-- Problem requirements --
Look for the string "this" in the lines and copy each line that has it.

:: Given data ::

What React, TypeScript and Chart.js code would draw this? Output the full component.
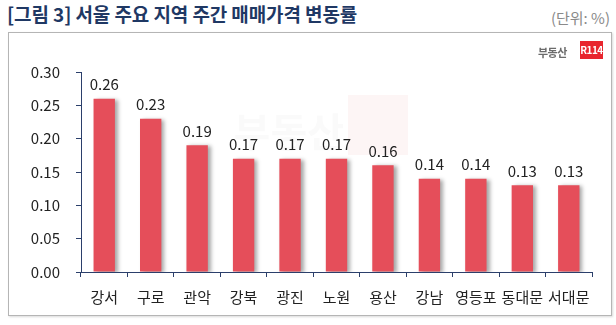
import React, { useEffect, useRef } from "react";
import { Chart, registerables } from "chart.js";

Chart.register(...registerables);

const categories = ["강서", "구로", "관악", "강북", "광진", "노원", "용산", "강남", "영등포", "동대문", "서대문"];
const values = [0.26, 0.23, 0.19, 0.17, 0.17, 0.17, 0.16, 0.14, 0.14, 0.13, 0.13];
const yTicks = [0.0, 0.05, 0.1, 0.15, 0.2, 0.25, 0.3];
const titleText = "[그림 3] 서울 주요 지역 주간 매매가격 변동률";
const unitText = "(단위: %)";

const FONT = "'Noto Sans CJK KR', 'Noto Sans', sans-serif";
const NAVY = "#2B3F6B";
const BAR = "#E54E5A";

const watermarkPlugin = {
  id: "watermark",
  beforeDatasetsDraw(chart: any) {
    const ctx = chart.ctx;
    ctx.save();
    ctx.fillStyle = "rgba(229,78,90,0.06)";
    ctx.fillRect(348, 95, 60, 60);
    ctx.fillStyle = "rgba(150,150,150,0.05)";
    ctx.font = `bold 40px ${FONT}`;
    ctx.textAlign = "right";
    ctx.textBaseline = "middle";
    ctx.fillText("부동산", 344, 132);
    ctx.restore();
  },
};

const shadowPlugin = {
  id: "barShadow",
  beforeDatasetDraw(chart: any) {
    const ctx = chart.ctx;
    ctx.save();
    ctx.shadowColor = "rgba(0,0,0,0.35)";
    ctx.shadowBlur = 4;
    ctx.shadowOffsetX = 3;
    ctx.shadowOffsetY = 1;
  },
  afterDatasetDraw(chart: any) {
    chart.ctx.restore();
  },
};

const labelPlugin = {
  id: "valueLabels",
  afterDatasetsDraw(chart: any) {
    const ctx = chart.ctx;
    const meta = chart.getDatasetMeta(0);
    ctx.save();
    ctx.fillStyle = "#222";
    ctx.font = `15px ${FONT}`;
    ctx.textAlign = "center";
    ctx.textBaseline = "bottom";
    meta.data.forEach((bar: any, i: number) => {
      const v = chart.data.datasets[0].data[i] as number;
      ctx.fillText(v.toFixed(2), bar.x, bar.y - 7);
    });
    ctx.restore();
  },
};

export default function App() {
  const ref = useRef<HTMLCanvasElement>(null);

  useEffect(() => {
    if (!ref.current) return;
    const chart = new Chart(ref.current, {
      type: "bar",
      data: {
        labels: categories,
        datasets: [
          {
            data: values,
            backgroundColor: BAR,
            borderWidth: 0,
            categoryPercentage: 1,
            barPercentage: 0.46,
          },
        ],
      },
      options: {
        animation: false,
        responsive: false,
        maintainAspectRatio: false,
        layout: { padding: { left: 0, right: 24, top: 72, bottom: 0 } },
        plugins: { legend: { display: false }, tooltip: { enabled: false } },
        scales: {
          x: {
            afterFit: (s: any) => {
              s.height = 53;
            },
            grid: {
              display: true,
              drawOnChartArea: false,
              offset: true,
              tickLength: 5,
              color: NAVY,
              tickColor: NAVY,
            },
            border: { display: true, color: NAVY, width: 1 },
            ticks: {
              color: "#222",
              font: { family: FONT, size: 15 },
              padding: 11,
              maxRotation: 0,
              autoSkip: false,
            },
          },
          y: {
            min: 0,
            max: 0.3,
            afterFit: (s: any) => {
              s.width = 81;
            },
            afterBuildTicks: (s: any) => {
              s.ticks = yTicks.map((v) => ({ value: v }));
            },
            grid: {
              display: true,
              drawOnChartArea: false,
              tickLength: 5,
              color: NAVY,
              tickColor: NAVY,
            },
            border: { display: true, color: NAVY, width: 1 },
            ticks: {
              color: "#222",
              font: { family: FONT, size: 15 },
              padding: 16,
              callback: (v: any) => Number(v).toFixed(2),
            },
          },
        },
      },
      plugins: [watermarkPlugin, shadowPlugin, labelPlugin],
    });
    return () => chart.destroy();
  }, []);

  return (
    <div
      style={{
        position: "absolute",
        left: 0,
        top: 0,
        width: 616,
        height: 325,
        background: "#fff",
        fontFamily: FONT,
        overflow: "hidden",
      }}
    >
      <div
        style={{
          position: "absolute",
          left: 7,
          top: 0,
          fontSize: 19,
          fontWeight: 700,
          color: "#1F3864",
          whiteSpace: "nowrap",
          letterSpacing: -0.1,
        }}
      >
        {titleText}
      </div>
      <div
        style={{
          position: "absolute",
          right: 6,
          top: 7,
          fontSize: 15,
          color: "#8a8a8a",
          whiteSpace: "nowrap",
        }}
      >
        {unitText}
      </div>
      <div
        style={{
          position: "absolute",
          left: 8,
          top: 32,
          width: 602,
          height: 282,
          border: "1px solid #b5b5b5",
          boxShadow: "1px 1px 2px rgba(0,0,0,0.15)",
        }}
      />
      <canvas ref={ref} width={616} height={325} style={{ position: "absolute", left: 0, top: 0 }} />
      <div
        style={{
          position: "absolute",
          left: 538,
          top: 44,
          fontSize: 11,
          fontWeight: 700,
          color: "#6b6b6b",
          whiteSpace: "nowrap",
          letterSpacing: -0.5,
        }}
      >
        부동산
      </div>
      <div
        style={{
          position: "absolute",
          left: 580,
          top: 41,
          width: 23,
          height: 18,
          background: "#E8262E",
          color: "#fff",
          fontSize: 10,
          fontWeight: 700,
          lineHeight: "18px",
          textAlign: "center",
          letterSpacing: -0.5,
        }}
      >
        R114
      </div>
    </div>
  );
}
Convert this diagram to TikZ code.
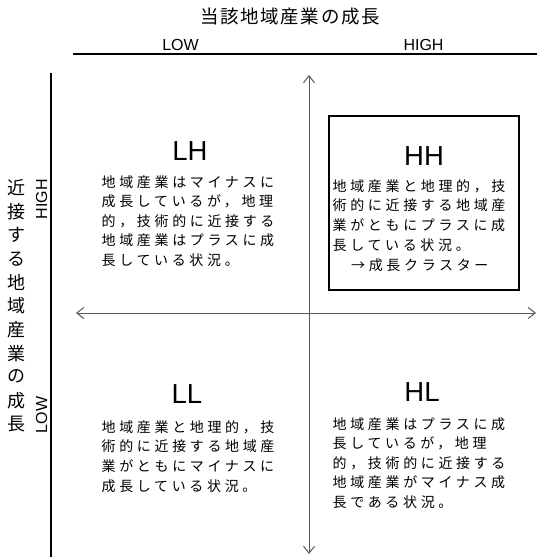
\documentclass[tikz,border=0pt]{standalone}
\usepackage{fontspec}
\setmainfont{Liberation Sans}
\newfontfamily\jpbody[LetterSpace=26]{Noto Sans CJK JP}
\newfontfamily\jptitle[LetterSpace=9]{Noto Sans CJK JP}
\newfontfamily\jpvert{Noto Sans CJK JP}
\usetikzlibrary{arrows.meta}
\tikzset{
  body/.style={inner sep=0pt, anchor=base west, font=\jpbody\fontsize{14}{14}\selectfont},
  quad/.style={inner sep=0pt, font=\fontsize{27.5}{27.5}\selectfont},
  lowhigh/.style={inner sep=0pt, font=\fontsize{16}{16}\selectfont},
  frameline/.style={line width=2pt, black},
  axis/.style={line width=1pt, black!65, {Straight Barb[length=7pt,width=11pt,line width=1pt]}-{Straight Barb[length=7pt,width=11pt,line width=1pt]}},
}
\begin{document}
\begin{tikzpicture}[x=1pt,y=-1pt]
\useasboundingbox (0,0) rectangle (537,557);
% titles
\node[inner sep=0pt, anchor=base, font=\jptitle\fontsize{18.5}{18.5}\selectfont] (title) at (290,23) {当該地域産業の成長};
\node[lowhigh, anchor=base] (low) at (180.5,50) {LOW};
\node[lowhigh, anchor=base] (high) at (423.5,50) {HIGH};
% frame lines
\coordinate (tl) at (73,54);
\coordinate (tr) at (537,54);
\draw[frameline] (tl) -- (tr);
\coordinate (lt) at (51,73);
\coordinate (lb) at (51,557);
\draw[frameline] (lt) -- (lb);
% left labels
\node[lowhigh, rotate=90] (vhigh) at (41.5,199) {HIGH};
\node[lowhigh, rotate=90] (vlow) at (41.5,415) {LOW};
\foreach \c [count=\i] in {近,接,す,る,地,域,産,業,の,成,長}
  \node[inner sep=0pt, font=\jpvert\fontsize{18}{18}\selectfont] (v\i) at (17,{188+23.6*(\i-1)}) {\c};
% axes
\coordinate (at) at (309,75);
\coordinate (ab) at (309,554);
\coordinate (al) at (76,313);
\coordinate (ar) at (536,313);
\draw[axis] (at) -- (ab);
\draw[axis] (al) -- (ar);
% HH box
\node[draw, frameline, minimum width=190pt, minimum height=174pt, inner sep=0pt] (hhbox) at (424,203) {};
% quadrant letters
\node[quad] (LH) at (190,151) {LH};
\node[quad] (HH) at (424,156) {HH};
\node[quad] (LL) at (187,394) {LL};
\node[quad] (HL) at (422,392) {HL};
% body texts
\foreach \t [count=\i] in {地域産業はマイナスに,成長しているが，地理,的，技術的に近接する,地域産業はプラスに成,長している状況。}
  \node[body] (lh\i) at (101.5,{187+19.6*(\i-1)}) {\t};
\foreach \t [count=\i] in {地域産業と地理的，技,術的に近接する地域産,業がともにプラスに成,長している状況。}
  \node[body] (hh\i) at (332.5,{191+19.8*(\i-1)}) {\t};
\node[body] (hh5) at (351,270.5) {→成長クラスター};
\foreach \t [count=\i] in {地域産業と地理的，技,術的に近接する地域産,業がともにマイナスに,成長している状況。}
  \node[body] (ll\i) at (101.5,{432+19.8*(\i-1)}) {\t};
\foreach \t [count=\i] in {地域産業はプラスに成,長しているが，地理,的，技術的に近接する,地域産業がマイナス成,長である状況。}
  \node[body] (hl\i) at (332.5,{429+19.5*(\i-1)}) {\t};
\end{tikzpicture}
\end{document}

:::

-- Exercise output --
What React, TypeScript and Chart.js code would draw this? Output the full component.
Convert this diagram to TikZ code.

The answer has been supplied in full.